Why it matters: Understanding the molecular determinants of whether a cancer cell lives or dies when engaged by a cytotoxic T cell is fundamental to cancer immunotherapy. The finding that the Fas-FADD-caspase-8 axis, rather than executioner caspases, is the critical determinant of killing efficacy challenges the canonical model of cytotoxic lymphocyte-mediated apoptosis and suggests that cancer cells can evade killing by mechanisms upstream of the executioner caspases. This has immediate translational implications: Fas pathway component expression could serve as a biomarker for immunotherapy response, and therapeutic strategies that upregulate Fas or sensitize the Fas pathway in tumour cells could enhance the efficacy of checkpoint blockade, CAR T cell therapy, and other T cell-based immunotherapies. The identification of executioner caspase-independent killing mechanisms also raises the possibility that tumours believed to be apoptosis-resistant (due to BCL-2 overexpression or caspase downregulation) may actually be sensitive to T cell killing through this alternative pathway.

Why for Yiru: Immune evasion is a hallmark of cancer, and understanding the molecular mechanisms by which tumour cells resist T cell killing is central to TME research. This study identifies Fas-FADD-caspase-8 as a cancer cell-intrinsic determinant of killing sensitivity — meaning that whether a tumour cell dies when contacted by a CD8+ T cell depends on the tumour cell's own expression of these pathway components. For computational TME analysis, this suggests that Fas, FADD, and caspase-8 expression levels in tumour cells — measurable in single-cell RNA-seq data — could be used to predict T cell killing efficacy and immunotherapy response.
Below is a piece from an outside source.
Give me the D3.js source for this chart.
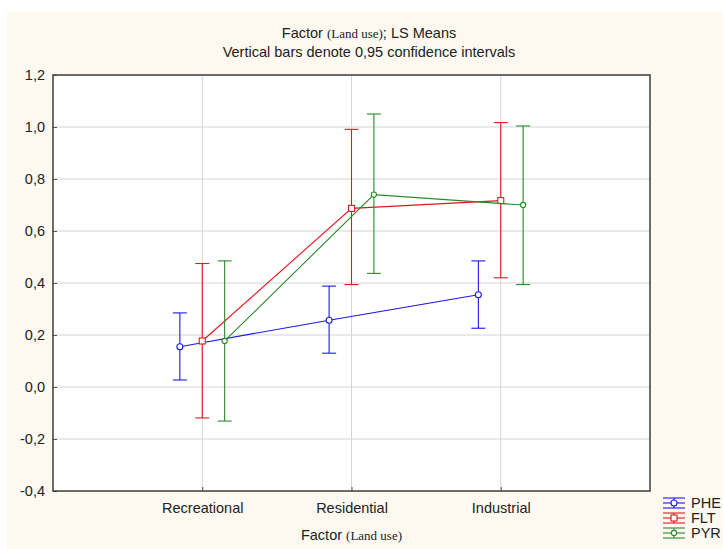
<!DOCTYPE html>
<html><head><meta charset="utf-8">
<script src="https://cdn.jsdelivr.net/npm/d3@7"></script>
<style>html,body{margin:0;padding:0;background:#fff;}svg{display:block;}</style>
</head><body>
<script>
const categories = ["Recreational", "Residential", "Industrial"];
const seriesNames = ["PHE", "FLT", "PYR"];
const pheMean = [0.155, 0.257, 0.355];
const pheLow  = [0.027, 0.130, 0.226];
const pheHigh = [0.285, 0.388, 0.485];
const fltMean = [0.177, 0.687, 0.717];
const fltLow  = [-0.119, 0.394, 0.420];
const fltHigh = [0.475, 0.991, 1.017];
const pyrMean = [0.177, 0.740, 0.700];
const pyrLow  = [-0.131, 0.437, 0.394];
const pyrHigh = [0.485, 1.050, 1.004];
const yTicks = [-0.4, -0.2, 0.0, 0.2, 0.4, 0.6, 0.8, 1.0, 1.2];

const W = 723, H = 549;
const L = 53, R = 650, T = 75, B = 491;
const colors = {PHE: "#1a1ae6", FLT: "#e8141e", PYR: "#2a8a2a"};
const offsets = {PHE: -0.15, FLT: 0, PYR: 0.15};

const series = [
  {name: "PHE", mean: pheMean, low: pheLow, high: pheHigh, marker: "circle"},
  {name: "FLT", mean: fltMean, low: fltLow, high: fltHigh, marker: "square"},
  {name: "PYR", mean: pyrMean, low: pyrLow, high: pyrHigh, marker: "dot"}
];

const svg = d3.select("body").append("svg").attr("width", W).attr("height", H);
svg.append("rect").attr("x", 0).attr("y", 0).attr("width", W).attr("height", H).attr("fill", "#ffffff");
svg.append("rect").attr("x", 7).attr("y", 12).attr("width", W - 7).attr("height", H - 12).attr("fill", "#fdf9f1");

const x = d3.scaleLinear().domain([0, 4]).range([L, R]);
const y = d3.scaleLinear().domain([-0.4, 1.2]).range([B, T]);

svg.append("rect").attr("x", L).attr("y", T).attr("width", R - L).attr("height", B - T).attr("fill", "#ffffff");

// grid
const g = svg.append("g");
g.selectAll("line.hg").data(yTicks.slice(1, -1)).enter().append("line")
  .attr("x1", L).attr("x2", R).attr("y1", d => y(d)).attr("y2", d => y(d))
  .attr("stroke", "#d4d4d4").attr("stroke-width", 1);
g.selectAll("line.vg").data([1, 2, 3]).enter().append("line")
  .attr("x1", d => x(d)).attr("x2", d => x(d)).attr("y1", T).attr("y2", B)
  .attr("stroke", "#d4d4d4").attr("stroke-width", 1);

// axes
const fmt = d => d3.format(".1f")(d).replace(".", ",").replace("−", "-");
const yAxis = d3.axisLeft(y).tickValues(yTicks).tickSize(-4).tickFormat(fmt).tickPadding(8);
const ya = svg.append("g").attr("transform", `translate(${L},0)`).call(yAxis);
ya.select(".domain").remove();
ya.selectAll(".tick line").attr("stroke", "#555");
ya.selectAll("text").attr("font-family", "Liberation Sans, Arial, sans-serif").attr("font-size", 14.5).attr("fill", "#222");

const xAxis = d3.axisBottom(x).tickValues([1, 2, 3]).tickSize(-4).tickFormat(d => categories[d - 1]).tickPadding(12);
const xa = svg.append("g").attr("transform", `translate(0,${B})`).call(xAxis);
xa.select(".domain").remove();
xa.selectAll(".tick line").attr("stroke", "#555");
xa.selectAll("text").attr("font-family", "Liberation Sans, Arial, sans-serif").attr("font-size", 14.5).attr("fill", "#222");

// frame
svg.append("rect").attr("x", L).attr("y", T).attr("width", R - L).attr("height", B - T)
  .attr("fill", "none").attr("stroke", "#3c3c3c").attr("stroke-width", 1.5);

// series
const px = (s, i) => x(i + 1 + offsets[s.name]);
const line = d3.line();
function marker(gr, s, cx, cy, c) {
  if (s.marker === "square") {
    gr.append("rect").attr("x", cx - 3).attr("y", cy - 3).attr("width", 6).attr("height", 6)
      .attr("fill", "#fff").attr("stroke", c).attr("stroke-width", 1.1);
  } else {
    gr.append("circle").attr("cx", cx).attr("cy", cy).attr("r", s.marker === "circle" ? 3 : 2.6)
      .attr("fill", "#fff").attr("stroke", c).attr("stroke-width", 1.1);
  }
}
series.forEach(s => {
  const c = colors[s.name];
  const sg = svg.append("g");
  sg.append("path").attr("d", line(s.mean.map((m, i) => [px(s, i), y(m)])))
    .attr("fill", "none").attr("stroke", c).attr("stroke-width", 1.1);
  s.mean.forEach((m, i) => {
    const cx = px(s, i);
    sg.append("line").attr("x1", cx).attr("x2", cx).attr("y1", y(s.low[i])).attr("y2", y(s.high[i]))
      .attr("stroke", c).attr("stroke-width", 1.1);
    [s.low[i], s.high[i]].forEach(v => {
      sg.append("line").attr("x1", cx - 7).attr("x2", cx + 7).attr("y1", y(v)).attr("y2", y(v))
        .attr("stroke", c).attr("stroke-width", 1.1);
    });
    marker(sg, s, cx, y(m), c);
  });
});

// titles
const title = svg.append("text").attr("x", 369).attr("y", 38).attr("text-anchor", "middle")
  .attr("font-family", "Liberation Sans, Arial, sans-serif").attr("font-size", 14.5).attr("fill", "#222");
title.append("tspan").text("Factor ");
title.append("tspan").attr("font-family", "Liberation Serif, Times New Roman, serif").attr("font-size", 13).text("(Land use)");
title.append("tspan").text("; LS Means");
svg.append("text").attr("x", 369).attr("y", 57).attr("text-anchor", "middle")
  .attr("font-family", "Liberation Sans, Arial, sans-serif").attr("font-size", 14.5).attr("fill", "#222")
  .text("Vertical bars denote 0,95 confidence intervals");

const xt = svg.append("text").attr("x", (L + R) / 2).attr("y", 540).attr("text-anchor", "middle")
  .attr("font-family", "Liberation Sans, Arial, sans-serif").attr("font-size", 14.5).attr("fill", "#222");
xt.append("tspan").text("Factor ");
xt.append("tspan").attr("font-family", "Liberation Serif, Times New Roman, serif").attr("font-size", 13).text("(Land use)");

// legend
const lg = svg.append("g");
series.forEach((s, k) => {
  const c = colors[s.name];
  const cy = 503 + k * 15;
  const x0 = 663, x1 = 685, xm = 674;
  [-5, 0, 5].forEach(dy => {
    lg.append("line").attr("x1", x0).attr("x2", x1).attr("y1", cy + dy).attr("y2", cy + dy)
      .attr("stroke", c).attr("stroke-width", 1.1);
  });
  lg.append("line").attr("x1", xm).attr("x2", xm).attr("y1", cy - 5).attr("y2", cy + 5)
    .attr("stroke", c).attr("stroke-width", 1.1);
  marker(lg, s, xm, cy, c);
  lg.append("text").attr("x", 691).attr("y", cy + 5).attr("font-family", "Liberation Sans, Arial, sans-serif")
    .attr("font-size", 14.5).attr("fill", "#222").text(s.name);
});
</script>
</body></html>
The finding that caspase-3/7 loss confers limited resistance also suggests that common apoptosis resistance mechanisms in cancer (BCL-2 overexpression, caspase downregulation) may not protect against T cell killing as effectively as assumed. This has implications for how we interpret apoptosis gene signatures in TME data: canonical apoptosis resistance markers may not be good predictors of immune evasion.